Say Anything… (1989)
Written and Directed by: Cameron Crowe
Another day, another ‘cultural milestone’ that I never got around to seeing. This movie didn’t exactly speak to my generation - I was six when it came out - but it is now regarded as one of the seminal teen movies of all time. It’s sold as a ‘high school movie’ that gave us one of cinema’s most memorable romantic gestures. And anyone who’s selling “Say Anything…” that way is waging a serious misinformation campaign.

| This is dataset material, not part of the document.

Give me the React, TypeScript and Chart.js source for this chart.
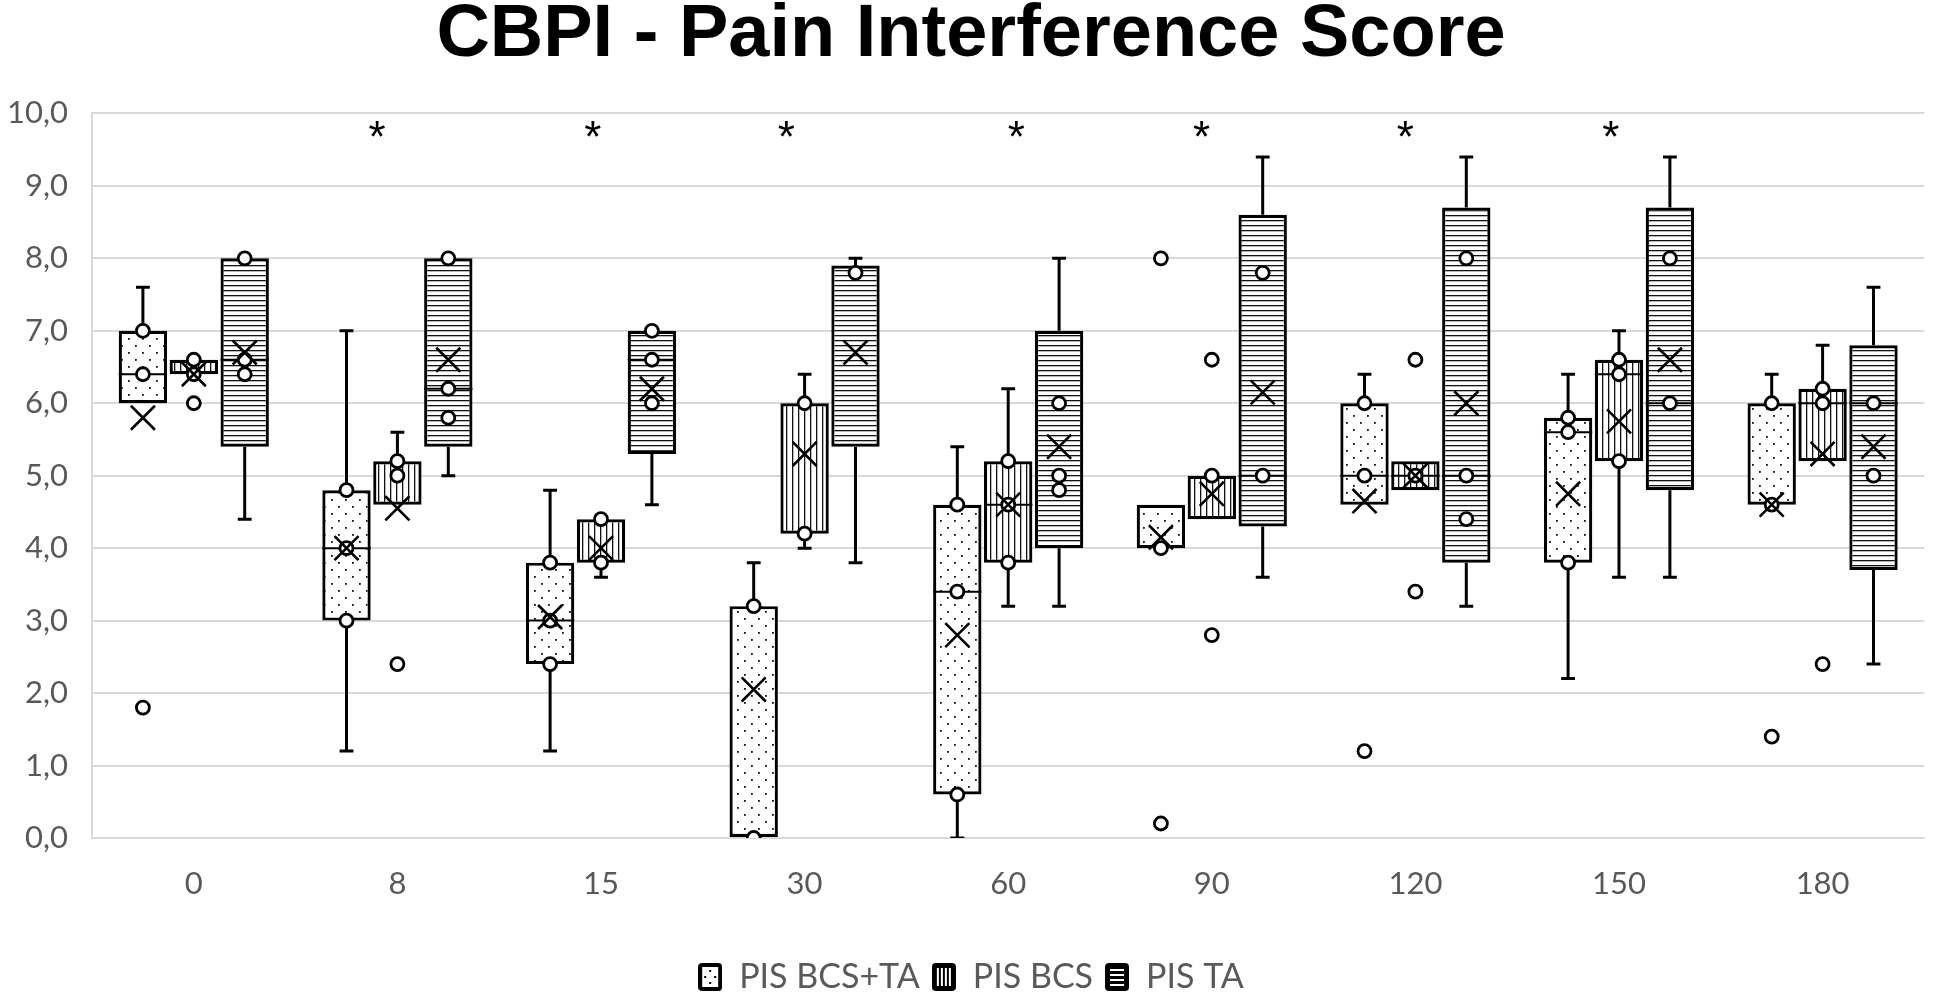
import React, { useEffect, useRef } from 'react';
import { Chart, registerables } from 'chart.js';

Chart.register(...registerables);

// ---------------- data ----------------
const categories = ['0', '8', '15', '30', '60', '90', '120', '150', '180'];
const seriesNames = ['PIS BCS+TA', 'PIS BCS', 'PIS TA'];
const yTickValues = [0, 1, 2, 3, 4, 5, 6, 7, 8, 9, 10];

// PIS BCS+TA
const s1Q1 = [6.0, 3.0, 2.4, 0.0, 0.6, 4.0, 4.6, 3.8, 4.6];
const s1Q3 = [7.0, 4.8, 3.8, 3.2, 4.6, 4.6, 6.0, 5.8, 6.0];
const s1Median = [6.4, 4.0, 3.0, null, 3.4, null, 5.0, 5.6, null];
const s1Min = [6.0, 1.2, 1.2, 0.0, 0.0, 4.0, 4.6, 2.2, 4.6];
const s1Max = [7.6, 7.0, 4.8, 3.8, 5.4, 4.6, 6.4, 6.4, 6.4];
const s1Mean = [5.8, 4.0, 3.05, 2.05, 2.8, 4.15, 4.65, 4.75, 4.6];
const s1Points = [[7.0, 6.4, 1.8], [4.8, 4.0, 3.0], [3.8, 3.0, 2.4], [3.2, 0.0], [4.6, 3.4, 0.6], [4.0, 8.0, 0.2], [6.0, 5.0, 1.2], [5.8, 5.6, 3.8], [6.0, 4.6, 1.4]];

// PIS BCS
const s2Q1 = [6.4, 4.6, 3.8, 4.2, 3.8, 4.4, 4.8, 5.2, 5.2];
const s2Q3 = [6.6, 5.2, 4.4, 6.0, 5.2, 5.0, 5.2, 6.6, 6.2];
const s2Median = [null, null, null, null, 4.6, null, 5.0, 6.4, 6.0];
const s2Min = [6.4, 4.6, 3.6, 4.0, 3.2, 4.4, 4.8, 3.6, 5.2];
const s2Max = [6.6, 5.6, 4.4, 6.4, 6.2, 5.0, 5.2, 7.0, 6.8];
const s2Mean = [6.4, 4.55, 4.0, 5.3, 4.6, 4.75, 5.0, 5.75, 5.3];
const s2Points = [[6.6, 6.4, 6.0], [5.2, 5.0, 2.4], [4.4, 3.8], [6.0, 4.2], [5.2, 4.6, 3.8], [5.0, 6.6, 2.8], [5.0, 6.6, 3.4], [6.6, 6.4, 5.2], [6.2, 6.0, 2.4]];

// PIS TA
const s3Q1 = [5.4, 5.4, 5.3, 5.4, 4.0, 4.3, 3.8, 4.8, 3.7];
const s3Q3 = [8.0, 8.0, 7.0, 7.9, 7.0, 8.6, 8.7, 8.7, 6.8];
const s3Median = [6.6, 6.2, 6.6, null, null, 5.0, 5.0, 6.0, 6.0];
const s3Min = [4.4, 5.0, 4.6, 3.8, 3.2, 3.6, 3.2, 3.6, 2.4];
const s3Max = [8.0, 8.0, 7.0, 8.0, 8.0, 9.4, 9.4, 9.4, 7.6];
const s3Mean = [6.7, 6.6, 6.2, 6.7, 5.4, 6.15, 6.0, 6.6, 5.4];
const s3Points = [[8.0, 6.6, 6.4], [8.0, 6.2, 5.8], [7.0, 6.6, 6.0], [7.8], [6.0, 5.0, 4.8], [7.8, 5.0], [8.0, 5.0, 4.4], [8.0, 6.0], [6.0, 5.0]];

// significance markers: category position of each "*"
const asteriskPositions = [0.9, 1.96, 2.91, 4.04, 4.95, 5.95, 6.96];
const asteriskLevel = 9.82;

// ---------------- geometry (style) ----------------
const SLOT = 0.25; // distance between the three boxes of a group, in category units
const BAR_PCT = 0.95;
const BOX_HALF = (SLOT * BAR_PCT) / 2;
const CAP_HALF = 0.034;
const FONT = 'Lato';
const GREY = '#595959';

type Series = {
  q1: number[]; q3: number[]; median: (number | null)[]; min: number[]; max: number[]; mean: number[]; points: number[][];
};
const series: Series[] = [
  { q1: s1Q1, q3: s1Q3, median: s1Median, min: s1Min, max: s1Max, mean: s1Mean, points: s1Points },
  { q1: s2Q1, q3: s2Q3, median: s2Median, min: s2Min, max: s2Max, mean: s2Mean, points: s2Points },
  { q1: s3Q1, q3: s3Q3, median: s3Median, min: s3Min, max: s3Max, mean: s3Mean, points: s3Points },
];

function makePattern(kind: number): CanvasPattern | string {
  const c = document.createElement('canvas');
  const g = c.getContext('2d');
  if (!g) return '#fff';
  if (kind === 0) {
    c.width = 14; c.height = 14;
    g.fillStyle = '#fff'; g.fillRect(0, 0, 14, 14);
    g.fillStyle = '#111';
    g.fillRect(2, 2, 1.8, 1.8);
    g.fillRect(9, 9, 1.8, 1.8);
  } else if (kind === 1) {
    c.width = 6; c.height = 6;
    g.fillStyle = '#fff'; g.fillRect(0, 0, 6, 6);
    g.fillStyle = '#111'; g.fillRect(0, 0, 1.3, 6);
  } else {
    c.width = 5; c.height = 5;
    g.fillStyle = '#fff'; g.fillRect(0, 0, 5, 5);
    g.fillStyle = '#111'; g.fillRect(0, 0, 5, 1.3);
  }
  return g.createPattern(c, 'repeat') || '#fff';
}

function makeIcon(kind: number): HTMLCanvasElement {
  const c = document.createElement('canvas');
  c.width = 24; c.height = 28;
  const g = c.getContext('2d')!;
  g.fillStyle = '#000';
  g.beginPath();
  g.roundRect(0, 0, 24, 28, 4);
  g.fill();
  if (kind === 0) {
    g.fillStyle = '#fff'; g.fillRect(4, 4, 16, 20);
    g.fillStyle = '#000';
    g.fillRect(11, 7, 2, 2); g.fillRect(6, 13, 2, 2); g.fillRect(16, 13, 2, 2); g.fillRect(11, 19, 2, 2);
  } else if (kind === 1) {
    g.fillStyle = '#fff';
    [5, 9, 13, 17].forEach((x) => g.fillRect(x, 5, 2, 18));
  } else {
    g.fillStyle = '#fff';
    [7, 12, 17, 22].forEach((y) => g.fillRect(5, y - 1, 14, 2));
  }
  return c;
}

const asteriskPlugin = {
  id: 'asterisks',
  afterDatasetsDraw(chart: any) {
    const xs = chart.scales.x2;
    const ys = chart.scales.y;
    const ctx = chart.ctx;
    const size = 44;
    ctx.save();
    ctx.fillStyle = '#000';
    ctx.font = `${size}px "Liberation Sans"`;
    ctx.textAlign = 'center';
    ctx.textBaseline = 'alphabetic';
    asteriskPositions.forEach((p) => {
      ctx.fillText('*', xs.getPixelForValue(p), ys.getPixelForValue(asteriskLevel) + 0.57 * size);
    });
    ctx.restore();
  },
};

export default function App() {
  const ref = useRef<HTMLCanvasElement | null>(null);

  useEffect(() => {
    if (!ref.current) return;
    const datasets: any[] = [];
    const icons = [0, 1, 2].map(makeIcon);

    series.forEach((s, si) => {
      const off = SLOT * (si - 1);
      // whiskers
      const wh: any[] = [];
      categories.forEach((_, ci) => {
        const xc = ci + off;
        if (s.max[ci] > s.q3[ci]) {
          wh.push({ x: xc, y: s.q3[ci] }, { x: xc, y: s.max[ci] }, { x: xc, y: null });
          wh.push({ x: xc - CAP_HALF, y: s.max[ci] }, { x: xc + CAP_HALF, y: s.max[ci] }, { x: xc, y: null });
        }
        if (s.min[ci] < s.q1[ci]) {
          wh.push({ x: xc, y: s.q1[ci] }, { x: xc, y: s.min[ci] }, { x: xc, y: null });
          wh.push({ x: xc - CAP_HALF, y: s.min[ci] }, { x: xc + CAP_HALF, y: s.min[ci] }, { x: xc, y: null });
        }
      });
      datasets.push({
        type: 'line', xAxisID: 'x2', data: wh, borderColor: '#000', borderWidth: 3,
        pointRadius: 0, spanGaps: false, fill: false, order: 10, borderCapStyle: 'butt',
      });
      // boxes (q1..q3), positioned on the hidden linear axis
      datasets.push({
        type: 'bar', label: seriesNames[si], xAxisID: 'x2',
        data: s.q1.map((v, ci) => ({ x: ci + off, y: [v, s.q3[ci]] })),
        backgroundColor: makePattern(si), borderColor: '#000', borderWidth: 3.2, borderSkipped: false,
        grouped: false, categoryPercentage: 1, barPercentage: BAR_PCT, order: 5,
      });
      // medians
      const md: any[] = [];
      s.median.forEach((m, ci) => {
        if (m === null) return;
        const xc = ci + off;
        md.push({ x: xc - BOX_HALF, y: m }, { x: xc + BOX_HALF, y: m }, { x: xc, y: null });
      });
      datasets.push({
        type: 'line', xAxisID: 'x2', data: md, borderColor: '#000', borderWidth: 2,
        pointRadius: 0, spanGaps: false, fill: false, order: 3,
      });
      // points
      const pts: any[] = [];
      s.points.forEach((arr, ci) => arr.forEach((v) => pts.push({ x: ci + off, y: v })));
      datasets.push({
        type: 'scatter', xAxisID: 'x2', data: pts, pointStyle: 'circle', pointRadius: 6.5,
        borderColor: '#000', borderWidth: 2.8, backgroundColor: '#fff', order: 2,
      });
      // means
      datasets.push({
        type: 'scatter', xAxisID: 'x2', data: s.mean.map((v, ci) => ({ x: ci + off, y: v })),
        pointStyle: 'crossRot', pointRadius: 17, borderColor: '#000', borderWidth: 2.6,
        backgroundColor: 'rgba(0,0,0,0)', order: 1,
      });
    });

    const chart = new Chart(ref.current, {
      type: 'bar',
      data: { labels: categories, datasets },
      plugins: [asteriskPlugin],
      options: {
        responsive: false,
        animation: false,
        devicePixelRatio: 1,
        events: [],
        layout: { padding: { left: 0, right: 2, top: 0, bottom: -8 } },
        plugins: {
          title: {
            display: true,
            text: 'CBPI - Pain Interference Score',
            color: '#000',
            font: { family: 'Liberation Sans', size: 74, weight: 'bold', lineHeight: 1.1 },
            padding: { top: -5, bottom: 37 },
          },
          legend: {
            position: 'bottom',
            labels: {
              font: { family: FONT, size: 34 },
              color: GREY,
              padding: 12,
              usePointStyle: true,
              boxWidth: 24,
              boxHeight: 26,
              generateLabels: () =>
                seriesNames.map((name, i) => ({
                  text: name, fillStyle: '#000', strokeStyle: '#000', lineWidth: 0,
                  pointStyle: icons[i], hidden: false, datasetIndex: i, fontColor: GREY,
                })),
            },
          },
          tooltip: { enabled: false },
        },
        scales: {
          x: {
            type: 'category',
            offset: true,
            grid: { display: false, drawTicks: false },
            border: { display: true, color: '#d9d9d9', width: 2 },
            ticks: { font: { family: FONT, size: 31 }, color: GREY, padding: 27 },
            afterFit: (s: any) => { s.height = 110; },
          },
          x2: { type: 'linear', display: false, offset: false, min: -0.5, max: 8.5 },
          y: {
            min: 0,
            max: 10,
            afterBuildTicks: (s: any) => { s.ticks = yTickValues.map((v) => ({ value: v })); },
            ticks: {
              font: { family: FONT, size: 31 },
              color: GREY,
              padding: 24,
              callback: (v: any) => Number(v).toFixed(1).replace('.', ','),
            },
            grid: { color: '#d9d9d9', lineWidth: 2, drawTicks: false },
            border: { display: true, color: '#d9d9d9', width: 2 },
            afterFit: (s: any) => { s.width = 92; },
          },
        },
      } as any,
    });
    return () => chart.destroy();
  }, []);

  return (
    <div style={{ position: 'fixed', left: 0, top: 0, width: 1944, height: 996, background: '#fff' }}>
      <canvas ref={ref} width={1944} height={996} style={{ display: 'block' }} />
    </div>
  );
}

John Cusack will forever be defined by his role as Lloyd Dobler. Hell, I knew him as Lloyd Dobler and I didn’t even watch the movie until yesterday. I thought I knew what to expect from his character (and the movie), but I was wrong. Lloyd isn’t a loser, a geek or a misunderstood nice guy. He’s a regular kid who’s graduating from high school and decides to ask out a girl he has a crush on - Diane Court (Ione Skye), the smartest girl in school. Their relationship unfolds over the summer as Lloyd faces questions about his future and Diane prepares to travel to England on a prestigious fellowship.
What I loved about this movie is that it isn’t a ‘teen movie.’ It’s a movie about teenagers, yes, but the story is about people. There’s a difference. The characters in this film aren’t caricatures, which is more than you can say about most movies, especially today. Lloyd and Diane don’t start out as enemies. Diane doesn’t have to go on some journey of self-discovery to realize that she should go out with Lloyd. They’re just two kids who went to the same high school but ran around in different circles. Their budding relationship is filled with the same awkwardness and reticence that a lot of people experience, especially when it’s summer and school is over and no one knows what the future holds.
I identified a lot with this movie. Like Diane, I gave a graduation speech that led to a big punchline, which nobody laughed at. And like Lloyd, I once asked out a popular girl from a different circle. I was in eighth grade, she was one of the most popular girls in school and I was a nobody. And, out of kindness I guess, she said yes. It didn’t really go beyond one awkward movie date, but I recognized Lloyd’s nervous energy, that hesitation before punching the last digit of her phone number and the seemingly endless seconds before someone picks up the phone. And I also recognized the pain that goes with having your heart broken, the long days spent moping around with only your inflated sense of self-importance to keep you company.
But my favorite, favorite discovery about this movie is that the big romantic gesture, the classic cinematic moment that’s been imitated by countless numbers of guys looking to win back their girlfriends’ hearts - doesn’t work! Diane doesn’t come running to the window or bounding down the stairs to embrace Lloyd in a big cinematic climax. She just sits in bed and listens, still confused and uncertain. And Lloyd is just some heartbroken kid with a boombox, some spare D batteries and a Peter Gabriel tape.
The brilliance of “Say Anything…” lies in its ability to make one of civilization’s oldest stories - boy meets girl, they fall in love, they split, they get back together - seem fresh, even 21 years after it was made. It’s hard to believe that just seven years later, Cameron Crowe would redefine adult romance, too, with “Jerry Maguire.”
But there are really no kids or adults (or groupies or rock stars or sports agents) in Crowe’s movies. Just people who refuse to be defined by their role in life. John Cusack and Ione Skye understood this, as did John Mahoney, who’s great as Diane’s concerned but loving single father who has life complications of his own. It’s great that “Say Anything…” has entered the cultural film canon, but I wish it was remembered more for the wonderful complexity of its characters and less for its symbolic images. Maybe I would have seen it sooner.